▶ _Extracted material_
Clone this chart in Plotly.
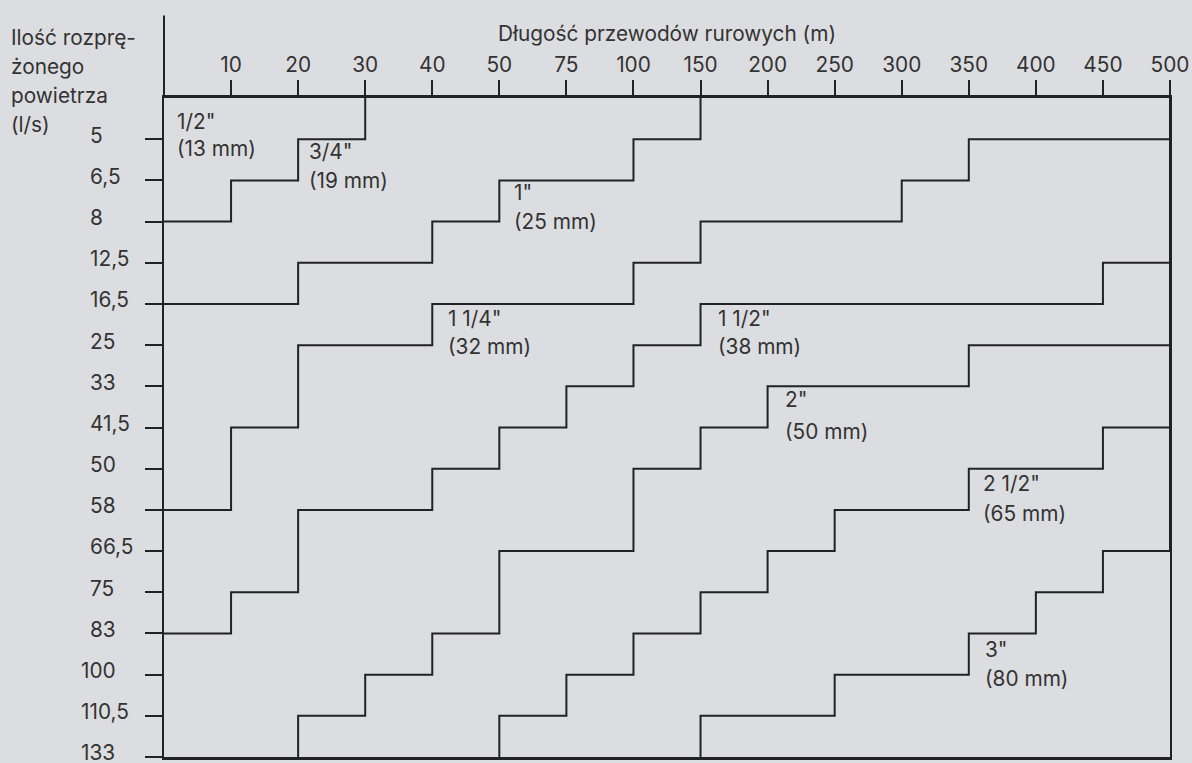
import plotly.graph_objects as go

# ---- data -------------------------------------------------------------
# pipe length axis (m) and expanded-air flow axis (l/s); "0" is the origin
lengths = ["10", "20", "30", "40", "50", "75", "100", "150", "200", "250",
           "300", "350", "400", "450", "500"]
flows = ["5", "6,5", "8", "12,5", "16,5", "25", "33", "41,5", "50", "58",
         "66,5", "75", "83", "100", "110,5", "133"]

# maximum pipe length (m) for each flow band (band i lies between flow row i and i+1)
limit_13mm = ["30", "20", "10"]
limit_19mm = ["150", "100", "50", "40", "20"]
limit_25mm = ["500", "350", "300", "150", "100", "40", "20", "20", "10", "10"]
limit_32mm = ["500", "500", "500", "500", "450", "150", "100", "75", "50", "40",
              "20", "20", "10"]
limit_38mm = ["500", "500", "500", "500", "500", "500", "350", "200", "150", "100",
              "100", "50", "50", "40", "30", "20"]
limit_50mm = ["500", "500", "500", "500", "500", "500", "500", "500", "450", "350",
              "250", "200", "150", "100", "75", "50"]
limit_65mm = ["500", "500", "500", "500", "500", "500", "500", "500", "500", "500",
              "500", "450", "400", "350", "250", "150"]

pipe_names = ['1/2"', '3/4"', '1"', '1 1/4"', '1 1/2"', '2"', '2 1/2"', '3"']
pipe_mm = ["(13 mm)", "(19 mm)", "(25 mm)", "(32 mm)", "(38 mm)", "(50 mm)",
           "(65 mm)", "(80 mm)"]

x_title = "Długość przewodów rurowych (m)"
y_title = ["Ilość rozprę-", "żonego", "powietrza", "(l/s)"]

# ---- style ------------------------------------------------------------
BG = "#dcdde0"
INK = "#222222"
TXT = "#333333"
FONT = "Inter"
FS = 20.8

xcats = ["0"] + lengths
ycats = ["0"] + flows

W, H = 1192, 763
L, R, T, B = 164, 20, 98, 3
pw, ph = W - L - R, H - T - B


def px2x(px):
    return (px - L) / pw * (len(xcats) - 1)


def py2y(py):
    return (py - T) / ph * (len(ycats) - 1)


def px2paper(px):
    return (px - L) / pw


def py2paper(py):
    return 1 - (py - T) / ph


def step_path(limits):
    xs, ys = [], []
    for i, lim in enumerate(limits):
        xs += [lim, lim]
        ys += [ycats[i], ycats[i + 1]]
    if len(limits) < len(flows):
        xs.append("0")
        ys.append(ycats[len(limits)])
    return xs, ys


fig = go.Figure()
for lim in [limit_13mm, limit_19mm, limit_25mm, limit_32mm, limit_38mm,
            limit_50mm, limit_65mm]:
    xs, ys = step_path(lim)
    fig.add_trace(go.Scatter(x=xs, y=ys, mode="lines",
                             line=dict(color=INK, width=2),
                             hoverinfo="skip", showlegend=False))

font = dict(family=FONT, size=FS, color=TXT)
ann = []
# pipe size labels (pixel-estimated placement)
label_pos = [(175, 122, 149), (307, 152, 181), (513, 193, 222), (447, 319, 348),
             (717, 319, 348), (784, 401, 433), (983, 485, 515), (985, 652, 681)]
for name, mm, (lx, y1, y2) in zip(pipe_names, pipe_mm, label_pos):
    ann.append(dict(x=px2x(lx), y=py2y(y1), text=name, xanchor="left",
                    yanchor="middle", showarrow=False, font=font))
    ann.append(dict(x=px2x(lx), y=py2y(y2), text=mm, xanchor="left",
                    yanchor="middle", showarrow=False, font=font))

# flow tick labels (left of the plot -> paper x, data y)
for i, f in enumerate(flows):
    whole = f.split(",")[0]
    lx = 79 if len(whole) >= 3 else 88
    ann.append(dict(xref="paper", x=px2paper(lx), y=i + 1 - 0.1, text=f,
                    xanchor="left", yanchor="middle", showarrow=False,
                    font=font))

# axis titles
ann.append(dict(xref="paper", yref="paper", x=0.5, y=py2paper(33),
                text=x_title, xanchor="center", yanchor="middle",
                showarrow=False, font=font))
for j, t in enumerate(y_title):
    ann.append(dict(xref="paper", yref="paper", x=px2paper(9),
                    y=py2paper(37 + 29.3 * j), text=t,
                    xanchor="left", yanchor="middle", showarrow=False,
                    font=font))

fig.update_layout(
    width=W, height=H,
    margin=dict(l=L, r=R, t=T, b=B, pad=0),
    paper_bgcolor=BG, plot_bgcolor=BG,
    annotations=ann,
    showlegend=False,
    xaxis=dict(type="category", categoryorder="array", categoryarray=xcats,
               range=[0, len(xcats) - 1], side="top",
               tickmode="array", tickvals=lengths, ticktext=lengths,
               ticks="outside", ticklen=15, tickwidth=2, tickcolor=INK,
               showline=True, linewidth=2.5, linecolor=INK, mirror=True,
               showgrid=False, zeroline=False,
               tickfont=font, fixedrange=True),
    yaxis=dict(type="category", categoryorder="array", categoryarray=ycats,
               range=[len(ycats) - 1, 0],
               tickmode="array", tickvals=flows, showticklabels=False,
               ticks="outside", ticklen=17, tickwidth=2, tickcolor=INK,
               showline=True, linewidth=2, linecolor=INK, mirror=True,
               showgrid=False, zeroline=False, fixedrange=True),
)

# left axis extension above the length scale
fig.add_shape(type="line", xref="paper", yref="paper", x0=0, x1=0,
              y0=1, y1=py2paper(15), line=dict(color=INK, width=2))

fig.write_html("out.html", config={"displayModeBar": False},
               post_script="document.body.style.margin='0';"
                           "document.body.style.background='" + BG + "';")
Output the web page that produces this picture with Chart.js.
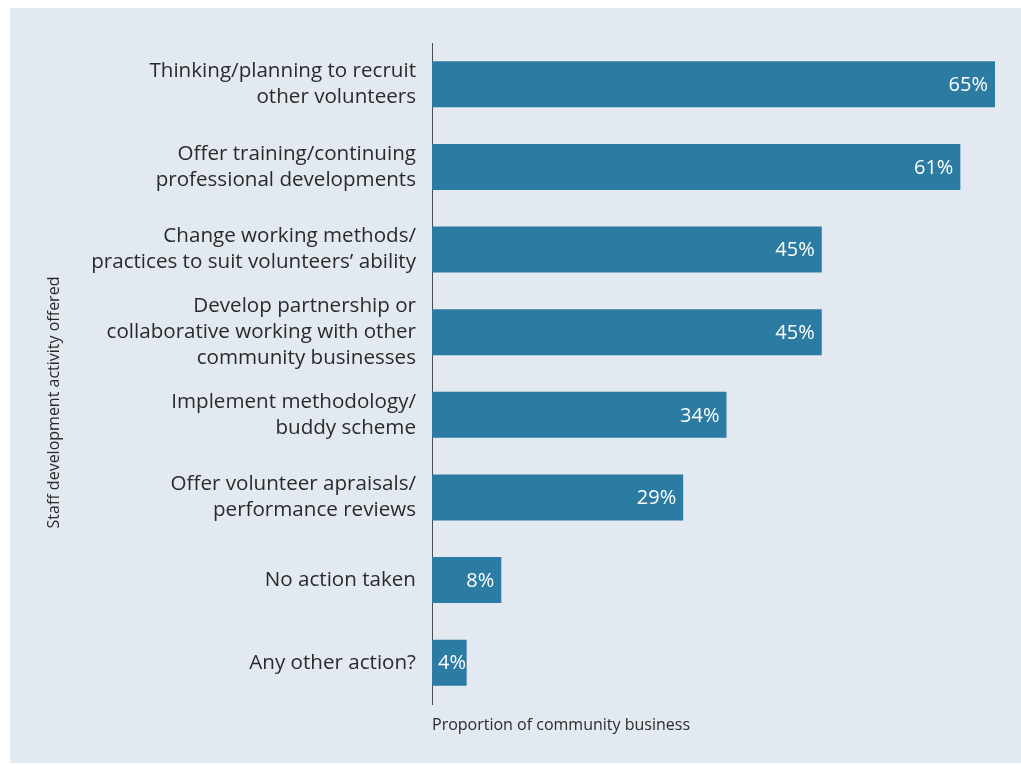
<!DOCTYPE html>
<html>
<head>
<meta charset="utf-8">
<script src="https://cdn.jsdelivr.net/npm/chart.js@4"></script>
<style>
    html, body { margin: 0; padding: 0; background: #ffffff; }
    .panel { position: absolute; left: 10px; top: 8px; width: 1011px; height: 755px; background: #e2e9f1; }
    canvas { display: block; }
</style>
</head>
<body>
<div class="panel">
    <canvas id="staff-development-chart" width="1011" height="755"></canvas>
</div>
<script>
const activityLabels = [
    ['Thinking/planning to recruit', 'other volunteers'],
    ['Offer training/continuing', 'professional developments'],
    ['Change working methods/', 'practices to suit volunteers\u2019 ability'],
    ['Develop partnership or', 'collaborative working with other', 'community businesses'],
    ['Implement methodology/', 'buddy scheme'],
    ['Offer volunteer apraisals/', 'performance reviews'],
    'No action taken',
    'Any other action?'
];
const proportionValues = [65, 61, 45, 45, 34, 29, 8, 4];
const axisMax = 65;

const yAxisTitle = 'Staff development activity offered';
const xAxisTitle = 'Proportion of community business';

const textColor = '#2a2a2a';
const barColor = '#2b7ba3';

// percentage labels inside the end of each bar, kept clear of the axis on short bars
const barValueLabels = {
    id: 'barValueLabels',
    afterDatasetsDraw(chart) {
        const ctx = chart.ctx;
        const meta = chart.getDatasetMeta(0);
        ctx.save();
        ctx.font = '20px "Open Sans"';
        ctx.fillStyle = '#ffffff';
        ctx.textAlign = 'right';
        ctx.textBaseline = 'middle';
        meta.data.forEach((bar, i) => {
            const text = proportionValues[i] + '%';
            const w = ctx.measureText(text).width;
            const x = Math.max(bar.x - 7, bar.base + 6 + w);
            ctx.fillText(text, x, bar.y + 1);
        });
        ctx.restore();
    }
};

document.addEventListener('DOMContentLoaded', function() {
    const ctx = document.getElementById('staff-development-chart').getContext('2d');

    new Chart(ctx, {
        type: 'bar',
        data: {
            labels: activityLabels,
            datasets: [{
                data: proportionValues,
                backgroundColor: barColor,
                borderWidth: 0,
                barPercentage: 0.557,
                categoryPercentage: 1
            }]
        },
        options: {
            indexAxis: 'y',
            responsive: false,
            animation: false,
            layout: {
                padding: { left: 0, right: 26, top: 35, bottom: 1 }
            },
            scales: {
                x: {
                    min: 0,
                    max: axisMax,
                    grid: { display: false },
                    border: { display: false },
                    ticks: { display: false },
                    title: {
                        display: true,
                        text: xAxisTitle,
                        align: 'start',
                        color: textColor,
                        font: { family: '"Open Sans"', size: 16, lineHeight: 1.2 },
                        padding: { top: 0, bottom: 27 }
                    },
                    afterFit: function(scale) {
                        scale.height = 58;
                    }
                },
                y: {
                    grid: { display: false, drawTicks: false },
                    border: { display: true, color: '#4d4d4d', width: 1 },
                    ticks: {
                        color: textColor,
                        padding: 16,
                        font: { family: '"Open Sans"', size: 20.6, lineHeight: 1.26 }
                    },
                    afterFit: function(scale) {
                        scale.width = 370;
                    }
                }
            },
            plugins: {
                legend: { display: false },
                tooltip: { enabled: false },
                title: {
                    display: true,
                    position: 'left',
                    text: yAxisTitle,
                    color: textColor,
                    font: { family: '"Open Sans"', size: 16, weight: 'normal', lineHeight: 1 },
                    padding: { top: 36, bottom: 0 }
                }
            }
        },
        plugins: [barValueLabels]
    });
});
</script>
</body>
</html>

▶ _Directions for this task_
Transcribe exactly, with no pictures, the lines running from the first line of the material through the line holding "import plotly.graph_objects as go".

▶ _Exercise solution_
Clone this chart in Plotly.
import plotly.graph_objects as go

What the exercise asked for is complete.